Quelques pistes de réflexion
En quoi le système d’institutions qui permet à l’État français d’organiser la protection sociale (vieillesse, famille, santé et chômage) échoue-t-il à mener à bien la mission pour laquelle il a été instauré ? Pour répondre à cette question il faut s’interroger sur les objectifs à l’origine de la mise en place de ce système social français.
(1) La protection des plus fragiles. On peut ici interroger l’efficacité d’un système visant à réduire la pauvreté (minimas sociaux), la précarité (assurance chômage, retraite) et l’exclusion (accès aux services publics, soins, école, etc.)
(2) L’égalisation des chances et des conditions. L’accroissement des inégalités de revenu et de patrimoine (Piketty, Paugam) peut ici être évoquée. On peut aussi interroger le degré de réalisation de l’idéal méritocratique (Bourdieu), ou le degré d’avancement de la moyennisation (Mendras, Chauvel).
(3) L’efficacité économique. Si dans une perspective keynésienne, le modèle social français peut permettre de soutenir la demande, on peut réfléchir – dans une perspective plus libérale – au potentiel déphasage entre le modèle social français et la structure d’une économie internationalisée qui suppose compétitivité (sociale et fiscale) et flexibilité.

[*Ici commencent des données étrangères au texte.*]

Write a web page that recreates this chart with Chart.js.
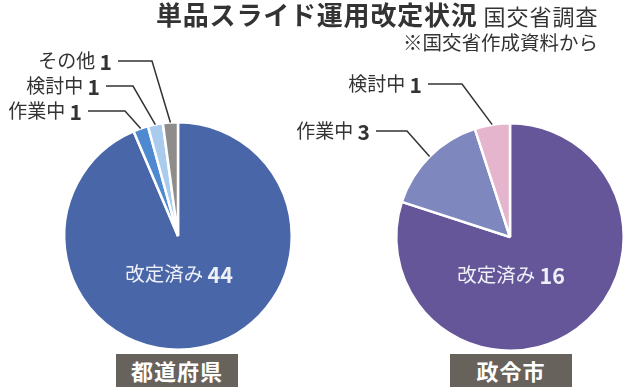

Autres éléments de réflexion
D’autres pistes de réflexion, en dehors du relatif échec de ses missions premières, sont également possibles.
– On peut penser à la déliquescence de la structure centrale du système assurantiel : le salariat. La remise en cause du salariat n’implique-t-elle pas l’effondrement du modèle social français ? Cette idée est bien-sûr à nuancer.
– On aurait également pu s’interroger sur l’essoufflement de l’idéologie égalitaire à l’origine du modèle social français. Par idéologie, j’entends simplement un ensemble plus ou moins cohérent d’idées, de croyances et de doctrines qui orientent l’action. En effet, rien ne semble plus opposé au système social français que le néolibéralisme, ce « programme de destruction des structures collectives capables de faire obstacle à la logique du marché pur » (Bourdieu). Cette réflexion aurait selon moi davantage sa place en ouverture qu’au cœur du développement.
– L’idée que le modèle social français serait en crise s’est imposée en même temps que l’expression de « modèle social français » elle-même, c’est-à-dire au milieu de la décennie 2000. Réfléchir aux raisons de l’émergence et la popularité d’une telle doxa peut également représenter un angle d’analyse pertinent. Je pense cependant qu’une telle réflexion n’a pas sa place dans le corps d’une dissertation d’ESH ; à réserver pour la conclusion donc.